Rows from a dataset of charts and code:
>> start
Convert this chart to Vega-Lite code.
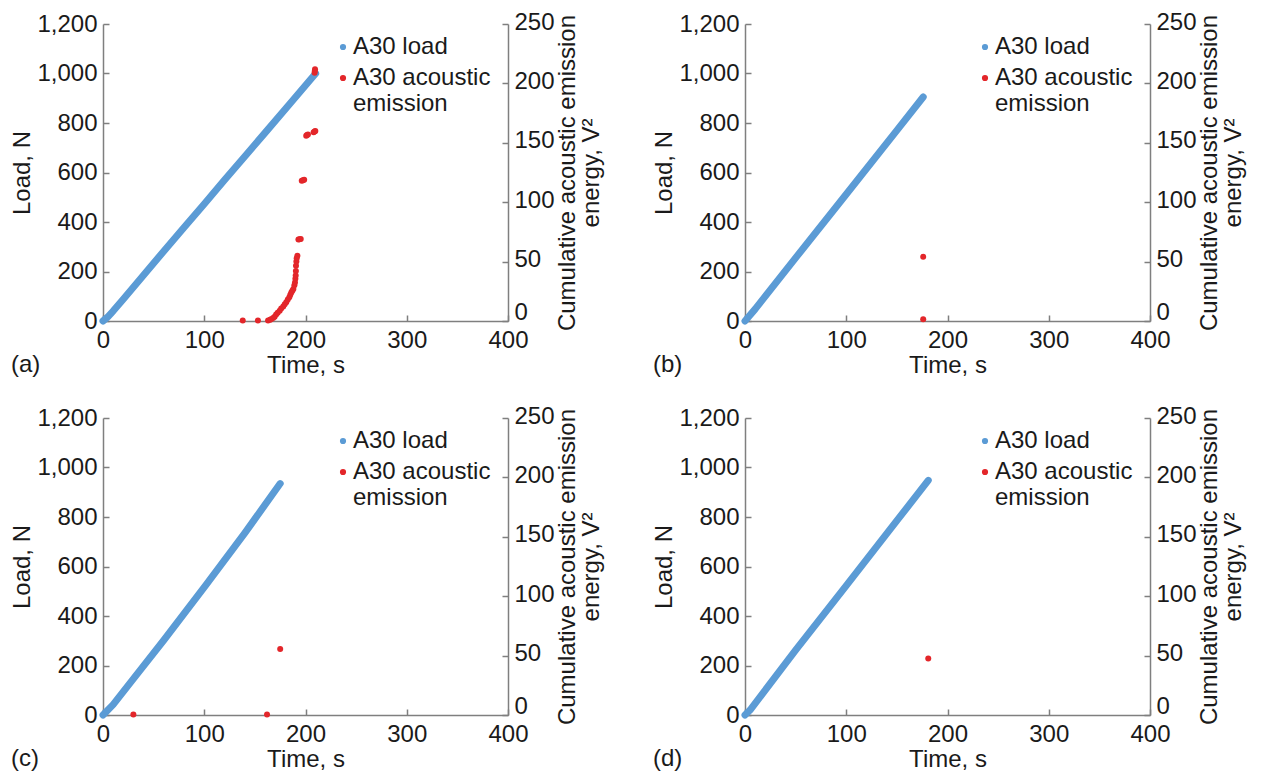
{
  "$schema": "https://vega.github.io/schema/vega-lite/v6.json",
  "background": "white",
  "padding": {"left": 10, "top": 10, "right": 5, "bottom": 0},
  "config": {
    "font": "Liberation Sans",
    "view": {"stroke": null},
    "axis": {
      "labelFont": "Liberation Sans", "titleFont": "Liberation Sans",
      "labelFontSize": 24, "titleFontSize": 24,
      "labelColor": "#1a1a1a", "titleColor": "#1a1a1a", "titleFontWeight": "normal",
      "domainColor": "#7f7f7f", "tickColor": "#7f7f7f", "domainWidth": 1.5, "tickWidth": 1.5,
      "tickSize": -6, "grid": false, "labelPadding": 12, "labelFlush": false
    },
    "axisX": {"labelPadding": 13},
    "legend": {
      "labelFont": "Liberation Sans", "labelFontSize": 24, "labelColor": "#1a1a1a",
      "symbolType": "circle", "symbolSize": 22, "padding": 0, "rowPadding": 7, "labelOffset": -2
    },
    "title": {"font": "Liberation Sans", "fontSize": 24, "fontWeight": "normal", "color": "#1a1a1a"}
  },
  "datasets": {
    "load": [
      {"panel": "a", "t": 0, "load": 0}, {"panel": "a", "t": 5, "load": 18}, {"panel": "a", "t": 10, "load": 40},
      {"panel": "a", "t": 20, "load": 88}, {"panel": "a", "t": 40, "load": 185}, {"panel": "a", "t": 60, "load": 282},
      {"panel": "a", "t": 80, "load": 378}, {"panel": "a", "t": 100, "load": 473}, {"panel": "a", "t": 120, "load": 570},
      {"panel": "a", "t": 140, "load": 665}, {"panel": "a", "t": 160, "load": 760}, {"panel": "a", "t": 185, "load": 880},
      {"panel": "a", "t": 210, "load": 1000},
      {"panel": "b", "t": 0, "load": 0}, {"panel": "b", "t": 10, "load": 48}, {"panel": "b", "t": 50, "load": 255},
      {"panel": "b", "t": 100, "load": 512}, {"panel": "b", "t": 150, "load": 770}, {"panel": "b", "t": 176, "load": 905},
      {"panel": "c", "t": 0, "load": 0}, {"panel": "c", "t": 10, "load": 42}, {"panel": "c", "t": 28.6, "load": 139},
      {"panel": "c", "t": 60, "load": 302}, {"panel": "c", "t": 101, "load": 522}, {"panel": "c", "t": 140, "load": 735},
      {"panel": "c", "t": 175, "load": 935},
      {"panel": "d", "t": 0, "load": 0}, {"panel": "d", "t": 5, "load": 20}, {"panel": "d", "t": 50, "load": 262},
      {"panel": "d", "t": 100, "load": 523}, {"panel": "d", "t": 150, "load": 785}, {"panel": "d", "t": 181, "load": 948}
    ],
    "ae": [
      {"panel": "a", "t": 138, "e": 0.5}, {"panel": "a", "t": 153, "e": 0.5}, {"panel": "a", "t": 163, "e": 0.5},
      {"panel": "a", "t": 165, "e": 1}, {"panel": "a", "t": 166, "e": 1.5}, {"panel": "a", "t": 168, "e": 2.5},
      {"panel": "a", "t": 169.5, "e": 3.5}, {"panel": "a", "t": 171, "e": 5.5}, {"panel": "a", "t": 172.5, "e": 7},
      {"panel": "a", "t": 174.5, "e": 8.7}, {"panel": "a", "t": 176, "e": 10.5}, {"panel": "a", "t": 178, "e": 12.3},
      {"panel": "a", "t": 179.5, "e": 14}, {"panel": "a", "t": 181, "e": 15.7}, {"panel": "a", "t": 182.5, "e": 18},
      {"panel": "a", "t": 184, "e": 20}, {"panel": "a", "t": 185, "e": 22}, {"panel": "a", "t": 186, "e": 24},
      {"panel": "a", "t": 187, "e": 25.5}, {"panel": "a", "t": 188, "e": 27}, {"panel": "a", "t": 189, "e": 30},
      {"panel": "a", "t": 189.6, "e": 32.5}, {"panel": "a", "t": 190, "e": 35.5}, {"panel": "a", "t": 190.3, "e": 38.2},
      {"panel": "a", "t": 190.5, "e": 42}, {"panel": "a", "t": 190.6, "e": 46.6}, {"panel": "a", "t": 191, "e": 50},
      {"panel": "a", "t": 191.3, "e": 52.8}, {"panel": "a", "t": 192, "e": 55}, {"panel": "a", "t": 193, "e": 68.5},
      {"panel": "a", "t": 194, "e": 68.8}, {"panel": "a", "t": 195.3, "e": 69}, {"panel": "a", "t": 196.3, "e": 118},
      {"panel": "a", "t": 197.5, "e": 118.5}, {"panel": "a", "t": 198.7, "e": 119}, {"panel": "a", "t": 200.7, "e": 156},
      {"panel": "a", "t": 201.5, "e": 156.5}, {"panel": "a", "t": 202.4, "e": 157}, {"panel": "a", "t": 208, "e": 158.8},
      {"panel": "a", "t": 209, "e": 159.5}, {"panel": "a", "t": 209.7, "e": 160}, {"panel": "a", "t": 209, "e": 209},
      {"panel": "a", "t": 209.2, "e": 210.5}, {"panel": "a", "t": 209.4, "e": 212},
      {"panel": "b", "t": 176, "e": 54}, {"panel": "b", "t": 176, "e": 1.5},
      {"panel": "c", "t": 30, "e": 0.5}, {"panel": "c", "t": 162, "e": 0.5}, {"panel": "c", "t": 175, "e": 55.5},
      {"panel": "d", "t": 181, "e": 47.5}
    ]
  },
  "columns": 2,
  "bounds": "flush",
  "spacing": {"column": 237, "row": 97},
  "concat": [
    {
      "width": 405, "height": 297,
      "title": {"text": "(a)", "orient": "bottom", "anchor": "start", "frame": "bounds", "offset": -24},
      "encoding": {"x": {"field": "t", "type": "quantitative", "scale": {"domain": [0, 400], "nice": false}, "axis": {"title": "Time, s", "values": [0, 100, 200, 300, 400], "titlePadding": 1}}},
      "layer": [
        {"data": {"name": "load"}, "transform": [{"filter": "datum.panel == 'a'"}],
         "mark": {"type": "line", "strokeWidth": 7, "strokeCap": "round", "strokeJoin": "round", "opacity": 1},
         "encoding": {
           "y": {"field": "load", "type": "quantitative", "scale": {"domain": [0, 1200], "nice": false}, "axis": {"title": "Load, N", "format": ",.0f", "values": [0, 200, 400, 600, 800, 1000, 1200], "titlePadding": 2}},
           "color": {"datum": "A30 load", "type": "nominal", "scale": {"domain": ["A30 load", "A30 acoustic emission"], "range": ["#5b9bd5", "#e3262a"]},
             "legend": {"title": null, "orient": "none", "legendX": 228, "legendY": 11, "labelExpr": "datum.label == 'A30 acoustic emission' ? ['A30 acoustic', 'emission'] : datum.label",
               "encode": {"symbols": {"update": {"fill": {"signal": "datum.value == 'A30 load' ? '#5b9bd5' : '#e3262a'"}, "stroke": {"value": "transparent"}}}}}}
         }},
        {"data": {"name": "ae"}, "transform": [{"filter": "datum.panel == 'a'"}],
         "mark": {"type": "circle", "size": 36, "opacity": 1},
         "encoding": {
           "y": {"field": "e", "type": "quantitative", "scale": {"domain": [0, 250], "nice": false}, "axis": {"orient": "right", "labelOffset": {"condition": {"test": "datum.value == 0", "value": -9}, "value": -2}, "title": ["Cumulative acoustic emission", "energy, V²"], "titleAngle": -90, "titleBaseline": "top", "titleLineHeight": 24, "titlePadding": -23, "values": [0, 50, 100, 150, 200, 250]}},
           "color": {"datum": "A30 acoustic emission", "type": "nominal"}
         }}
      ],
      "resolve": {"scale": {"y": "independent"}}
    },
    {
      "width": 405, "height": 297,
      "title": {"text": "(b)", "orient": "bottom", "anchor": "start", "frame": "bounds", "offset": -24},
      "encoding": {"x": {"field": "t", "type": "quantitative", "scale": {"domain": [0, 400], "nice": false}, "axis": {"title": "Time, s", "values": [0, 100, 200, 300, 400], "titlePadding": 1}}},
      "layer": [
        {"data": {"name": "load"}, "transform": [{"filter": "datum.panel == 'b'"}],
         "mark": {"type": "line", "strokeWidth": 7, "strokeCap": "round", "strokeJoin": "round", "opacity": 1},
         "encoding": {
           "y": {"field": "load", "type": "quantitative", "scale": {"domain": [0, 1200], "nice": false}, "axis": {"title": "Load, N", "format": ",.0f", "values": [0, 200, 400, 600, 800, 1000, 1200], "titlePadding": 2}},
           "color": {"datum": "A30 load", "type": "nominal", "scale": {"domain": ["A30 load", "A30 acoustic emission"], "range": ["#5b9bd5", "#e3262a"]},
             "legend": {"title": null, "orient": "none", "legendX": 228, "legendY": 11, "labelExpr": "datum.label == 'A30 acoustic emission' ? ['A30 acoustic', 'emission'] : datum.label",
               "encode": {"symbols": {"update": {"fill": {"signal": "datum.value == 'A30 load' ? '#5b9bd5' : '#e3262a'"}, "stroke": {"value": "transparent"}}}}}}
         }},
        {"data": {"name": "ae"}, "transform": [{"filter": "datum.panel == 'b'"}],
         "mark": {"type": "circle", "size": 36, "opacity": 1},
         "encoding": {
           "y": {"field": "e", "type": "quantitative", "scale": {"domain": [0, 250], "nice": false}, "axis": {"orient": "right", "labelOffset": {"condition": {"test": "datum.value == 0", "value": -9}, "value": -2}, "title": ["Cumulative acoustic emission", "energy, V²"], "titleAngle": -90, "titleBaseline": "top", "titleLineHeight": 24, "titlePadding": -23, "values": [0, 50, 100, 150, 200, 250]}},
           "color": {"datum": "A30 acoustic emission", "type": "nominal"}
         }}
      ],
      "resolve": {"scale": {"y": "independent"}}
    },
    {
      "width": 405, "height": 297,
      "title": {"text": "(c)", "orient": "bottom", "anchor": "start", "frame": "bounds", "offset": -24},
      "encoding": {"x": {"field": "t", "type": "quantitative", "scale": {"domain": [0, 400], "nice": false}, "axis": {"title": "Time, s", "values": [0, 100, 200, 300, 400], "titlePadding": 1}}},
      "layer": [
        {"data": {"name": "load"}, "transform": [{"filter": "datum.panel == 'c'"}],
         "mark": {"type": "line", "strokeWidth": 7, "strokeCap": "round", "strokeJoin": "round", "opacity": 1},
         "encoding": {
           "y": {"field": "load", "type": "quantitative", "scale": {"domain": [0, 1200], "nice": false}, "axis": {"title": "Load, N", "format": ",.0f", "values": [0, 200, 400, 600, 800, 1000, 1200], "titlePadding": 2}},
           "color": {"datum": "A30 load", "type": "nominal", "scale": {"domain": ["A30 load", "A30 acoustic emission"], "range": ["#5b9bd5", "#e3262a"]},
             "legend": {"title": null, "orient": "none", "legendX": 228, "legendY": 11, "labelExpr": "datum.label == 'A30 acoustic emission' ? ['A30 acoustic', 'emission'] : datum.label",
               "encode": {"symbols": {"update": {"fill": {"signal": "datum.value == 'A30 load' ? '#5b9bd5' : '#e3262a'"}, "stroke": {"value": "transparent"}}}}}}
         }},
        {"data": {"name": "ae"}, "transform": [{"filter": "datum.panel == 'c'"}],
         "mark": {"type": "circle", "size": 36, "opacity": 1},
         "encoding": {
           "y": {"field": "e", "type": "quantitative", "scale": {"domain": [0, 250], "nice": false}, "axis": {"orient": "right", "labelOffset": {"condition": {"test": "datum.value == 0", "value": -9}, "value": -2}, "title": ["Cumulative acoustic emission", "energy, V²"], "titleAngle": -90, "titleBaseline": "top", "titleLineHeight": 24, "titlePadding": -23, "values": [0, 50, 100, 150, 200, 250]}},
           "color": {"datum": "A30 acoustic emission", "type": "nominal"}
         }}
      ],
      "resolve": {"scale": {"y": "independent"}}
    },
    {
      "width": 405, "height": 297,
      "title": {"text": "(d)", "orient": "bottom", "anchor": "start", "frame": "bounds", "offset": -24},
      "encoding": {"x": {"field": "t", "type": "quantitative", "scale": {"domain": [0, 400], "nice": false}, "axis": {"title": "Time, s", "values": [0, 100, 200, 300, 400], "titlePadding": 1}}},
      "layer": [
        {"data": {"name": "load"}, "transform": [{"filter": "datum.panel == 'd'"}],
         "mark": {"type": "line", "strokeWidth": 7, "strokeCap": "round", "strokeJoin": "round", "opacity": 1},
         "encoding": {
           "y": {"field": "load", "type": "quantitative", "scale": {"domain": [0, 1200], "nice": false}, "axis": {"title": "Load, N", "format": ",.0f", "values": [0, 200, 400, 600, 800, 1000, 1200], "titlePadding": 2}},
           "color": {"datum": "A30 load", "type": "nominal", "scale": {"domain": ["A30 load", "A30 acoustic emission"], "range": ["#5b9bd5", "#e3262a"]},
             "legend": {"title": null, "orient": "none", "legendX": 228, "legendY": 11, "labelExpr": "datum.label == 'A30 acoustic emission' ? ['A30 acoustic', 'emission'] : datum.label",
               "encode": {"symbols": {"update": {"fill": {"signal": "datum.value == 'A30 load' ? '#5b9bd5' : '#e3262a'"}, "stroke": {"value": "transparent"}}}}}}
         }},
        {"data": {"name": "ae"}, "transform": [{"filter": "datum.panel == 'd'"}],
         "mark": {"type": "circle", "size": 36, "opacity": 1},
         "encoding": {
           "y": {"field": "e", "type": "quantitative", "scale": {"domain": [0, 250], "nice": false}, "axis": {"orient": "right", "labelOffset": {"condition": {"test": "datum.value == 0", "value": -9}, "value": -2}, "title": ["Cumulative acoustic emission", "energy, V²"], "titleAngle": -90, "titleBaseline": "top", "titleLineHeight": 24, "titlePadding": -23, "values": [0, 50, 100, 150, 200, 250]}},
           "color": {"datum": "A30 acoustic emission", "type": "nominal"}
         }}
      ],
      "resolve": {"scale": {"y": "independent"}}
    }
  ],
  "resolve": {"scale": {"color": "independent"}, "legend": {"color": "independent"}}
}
>> end
>> start
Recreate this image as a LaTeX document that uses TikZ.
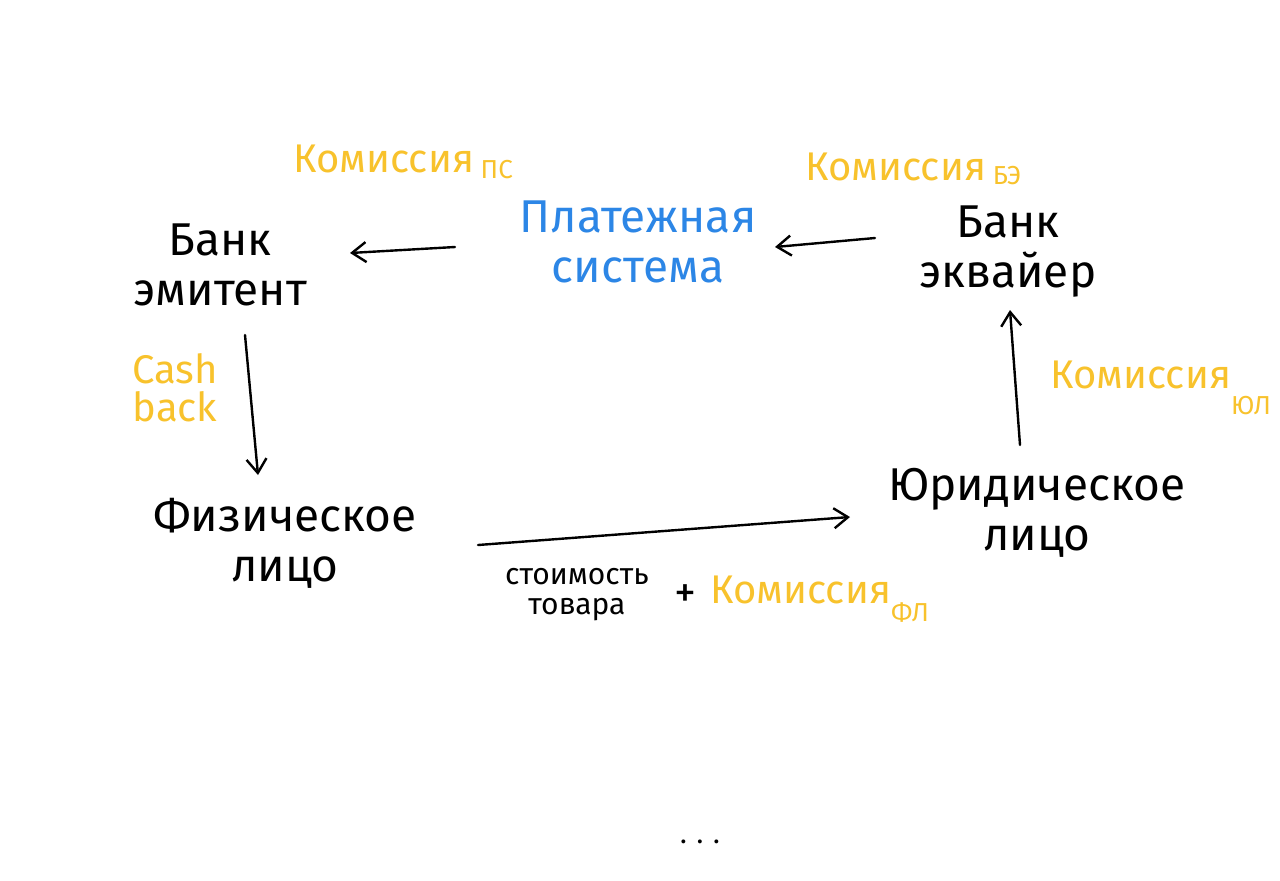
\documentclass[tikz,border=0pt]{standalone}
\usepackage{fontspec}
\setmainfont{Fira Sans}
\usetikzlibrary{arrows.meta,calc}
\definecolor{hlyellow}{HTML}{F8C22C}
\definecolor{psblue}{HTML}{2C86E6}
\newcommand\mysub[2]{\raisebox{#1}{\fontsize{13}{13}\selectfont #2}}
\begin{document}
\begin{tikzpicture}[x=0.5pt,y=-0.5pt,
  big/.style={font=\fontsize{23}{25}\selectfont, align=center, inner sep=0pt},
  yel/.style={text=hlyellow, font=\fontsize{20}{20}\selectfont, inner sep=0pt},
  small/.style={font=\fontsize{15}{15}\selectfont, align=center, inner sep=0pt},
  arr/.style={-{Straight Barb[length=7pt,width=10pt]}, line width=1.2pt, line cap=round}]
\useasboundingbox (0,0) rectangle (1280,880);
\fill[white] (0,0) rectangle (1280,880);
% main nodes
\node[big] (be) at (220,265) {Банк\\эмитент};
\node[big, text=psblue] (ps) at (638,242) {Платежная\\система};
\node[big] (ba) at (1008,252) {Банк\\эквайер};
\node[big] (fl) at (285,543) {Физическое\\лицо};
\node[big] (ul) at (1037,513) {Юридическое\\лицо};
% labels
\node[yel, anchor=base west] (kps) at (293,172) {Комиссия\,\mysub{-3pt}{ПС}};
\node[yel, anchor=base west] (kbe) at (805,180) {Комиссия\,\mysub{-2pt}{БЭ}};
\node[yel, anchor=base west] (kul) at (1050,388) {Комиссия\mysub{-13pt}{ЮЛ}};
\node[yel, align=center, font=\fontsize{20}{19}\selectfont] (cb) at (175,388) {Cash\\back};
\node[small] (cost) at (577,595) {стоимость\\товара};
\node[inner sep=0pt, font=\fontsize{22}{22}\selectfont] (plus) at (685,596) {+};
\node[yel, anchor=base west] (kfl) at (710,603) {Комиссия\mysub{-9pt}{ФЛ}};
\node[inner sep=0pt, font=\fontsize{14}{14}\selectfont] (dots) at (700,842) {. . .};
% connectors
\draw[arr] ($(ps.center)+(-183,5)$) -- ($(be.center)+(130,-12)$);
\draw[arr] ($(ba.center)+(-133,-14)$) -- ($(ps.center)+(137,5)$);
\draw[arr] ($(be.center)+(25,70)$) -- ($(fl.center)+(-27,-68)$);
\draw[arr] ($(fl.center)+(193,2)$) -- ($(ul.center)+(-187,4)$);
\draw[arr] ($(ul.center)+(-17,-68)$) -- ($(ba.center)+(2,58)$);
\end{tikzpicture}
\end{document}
>> end
Pick out each line containing the string "this" and copy it.

Convert this chart to Vega-Lite code.
Recreate this image as a LaTeX document that uses TikZ.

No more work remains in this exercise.